WHAT IS BEING ASKED:
Below is some material; set it all down exactly, apart from the pictures.

---

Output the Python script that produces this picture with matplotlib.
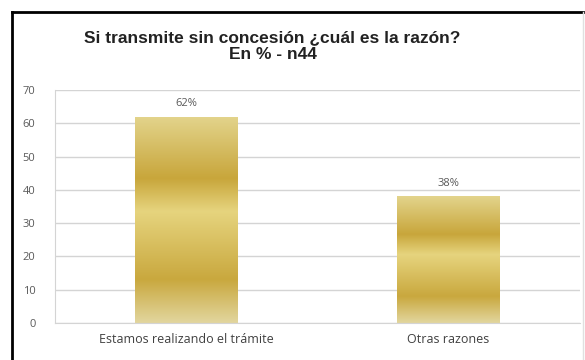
import matplotlib.pyplot as plt
import numpy as np
from matplotlib.colors import LinearSegmentedColormap
from matplotlib.lines import Line2D

categories = ['Estamos realizando el trámite', 'Otras razones']
values = [62, 38]
value_labels = ['62%', '38%']
yticks = [0, 10, 20, 30, 40, 50, 60, 70]

title = 'Si transmite sin concesión ¿cuál es la razón?\nEn % - n44'

# golden banded fill, bottom -> top of each bar
gold = LinearSegmentedColormap.from_list('gold', [
    (0.0, '#e2d69e'),
    (0.21, '#c9a83e'),
    (0.54, '#e6d47e'),
    (0.70, '#c8a63b'),
    (1.0, '#e3d48c'),
])

fig = plt.figure(figsize=(5.85, 3.6), dpi=100)
ax = fig.add_axes([0.094, 0.103, 0.897, 0.647])

x = np.arange(len(categories))
bars = ax.bar(x, values, width=0.39, color='none', zorder=2)

grad = np.linspace(0, 1, 256).reshape(-1, 1)
for b in bars:
    x0, y0 = b.get_x(), b.get_y()
    w, h = b.get_width(), b.get_height()
    im = ax.imshow(grad, cmap=gold, origin='lower', aspect='auto',
                   extent=[x0, x0 + w, y0, y0 + h], zorder=2)
    im.set_clip_path(b)

for xi, v, lab in zip(x, values, value_labels):
    ax.text(xi, v + 2.3, lab, ha='center', va='bottom', fontsize=8,
            color='#595959', family='Open Sans')

ax.set_xlim(-0.5, 1.5)
ax.set_ylim(0, 70)
ax.set_yticks(yticks)
ax.set_xticks(x)
ax.set_xticklabels(categories, fontsize=9, color='#404040', family='Open Sans')
ax.tick_params(axis='y', labelsize=8, labelcolor='#595959', length=0, pad=14)
ax.tick_params(axis='x', length=0, pad=7)
for lab in ax.get_yticklabels():
    lab.set_family('Open Sans')
ax.yaxis.grid(True, color='#d4d4d4', linewidth=1.0, zorder=0)
ax.set_axisbelow(True)
for s in ['top', 'right']:
    ax.spines[s].set_visible(False)
ax.spines['left'].set_color('#d4d4d4')
ax.spines['bottom'].set_color('#d4d4d4')

fig.text(0.466, 0.872, title, ha='center', va='center', fontsize=12.5,
         fontweight='bold', family='Liberation Sans', color='#222222',
         linespacing=1.2)

# frame around the chart
fig.add_artist(Line2D([12 / 585, 12 / 585], [0, 1 - 12 / 360],
                      transform=fig.transFigure, color='black', linewidth=2))
fig.add_artist(Line2D([12 / 585, 583 / 585], [1 - 12 / 360, 1 - 12 / 360],
                      transform=fig.transFigure, color='black', linewidth=2))
fig.add_artist(Line2D([583 / 585, 583 / 585], [0, 1 - 12 / 360],
                      transform=fig.transFigure, color='#e0e0e0', linewidth=1))

fig.savefig('out.png', dpi=100)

---

PROBLEM SOLUTION:
Output the Python script that produces this picture with matplotlib.
import matplotlib.pyplot as plt
import numpy as np
from matplotlib.colors import LinearSegmentedColormap
from matplotlib.lines import Line2D

categories = ['Estamos realizando el trámite', 'Otras razones']
values = [62, 38]
value_labels = ['62%', '38%']
yticks = [0, 10, 20, 30, 40, 50, 60, 70]

title = 'Si transmite sin concesión ¿cuál es la razón?\nEn % - n44'

# golden banded fill, bottom -> top of each bar
gold = LinearSegmentedColormap.from_list('gold', [
    (0.0, '#e2d69e'),
    (0.21, '#c9a83e'),
    (0.54, '#e6d47e'),
    (0.70, '#c8a63b'),
    (1.0, '#e3d48c'),
])

fig = plt.figure(figsize=(5.85, 3.6), dpi=100)
ax = fig.add_axes([0.094, 0.103, 0.897, 0.647])

x = np.arange(len(categories))
bars = ax.bar(x, values, width=0.39, color='none', zorder=2)

grad = np.linspace(0, 1, 256).reshape(-1, 1)
for b in bars:
    x0, y0 = b.get_x(), b.get_y()
    w, h = b.get_width(), b.get_height()
    im = ax.imshow(grad, cmap=gold, origin='lower', aspect='auto',
                   extent=[x0, x0 + w, y0, y0 + h], zorder=2)
    im.set_clip_path(b)

for xi, v, lab in zip(x, values, value_labels):
    ax.text(xi, v + 2.3, lab, ha='center', va='bottom', fontsize=8,
            color='#595959', family='Open Sans')

ax.set_xlim(-0.5, 1.5)
ax.set_ylim(0, 70)
ax.set_yticks(yticks)
ax.set_xticks(x)
ax.set_xticklabels(categories, fontsize=9, color='#404040', family='Open Sans')
ax.tick_params(axis='y', labelsize=8, labelcolor='#595959', length=0, pad=14)
ax.tick_params(axis='x', length=0, pad=7)
for lab in ax.get_yticklabels():
    lab.set_family('Open Sans')
ax.yaxis.grid(True, color='#d4d4d4', linewidth=1.0, zorder=0)
ax.set_axisbelow(True)
for s in ['top', 'right']:
    ax.spines[s].set_visible(False)
ax.spines['left'].set_color('#d4d4d4')
ax.spines['bottom'].set_color('#d4d4d4')

fig.text(0.466, 0.872, title, ha='center', va='center', fontsize=12.5,
         fontweight='bold', family='Liberation Sans', color='#222222',
         linespacing=1.2)

# frame around the chart
fig.add_artist(Line2D([12 / 585, 12 / 585], [0, 1 - 12 / 360],
                      transform=fig.transFigure, color='black', linewidth=2))
fig.add_artist(Line2D([12 / 585, 583 / 585], [1 - 12 / 360, 1 - 12 / 360],
                      transform=fig.transFigure, color='black', linewidth=2))
fig.add_artist(Line2D([583 / 585, 583 / 585], [0, 1 - 12 / 360],
                      transform=fig.transFigure, color='#e0e0e0', linewidth=1))

fig.savefig('out.png', dpi=100)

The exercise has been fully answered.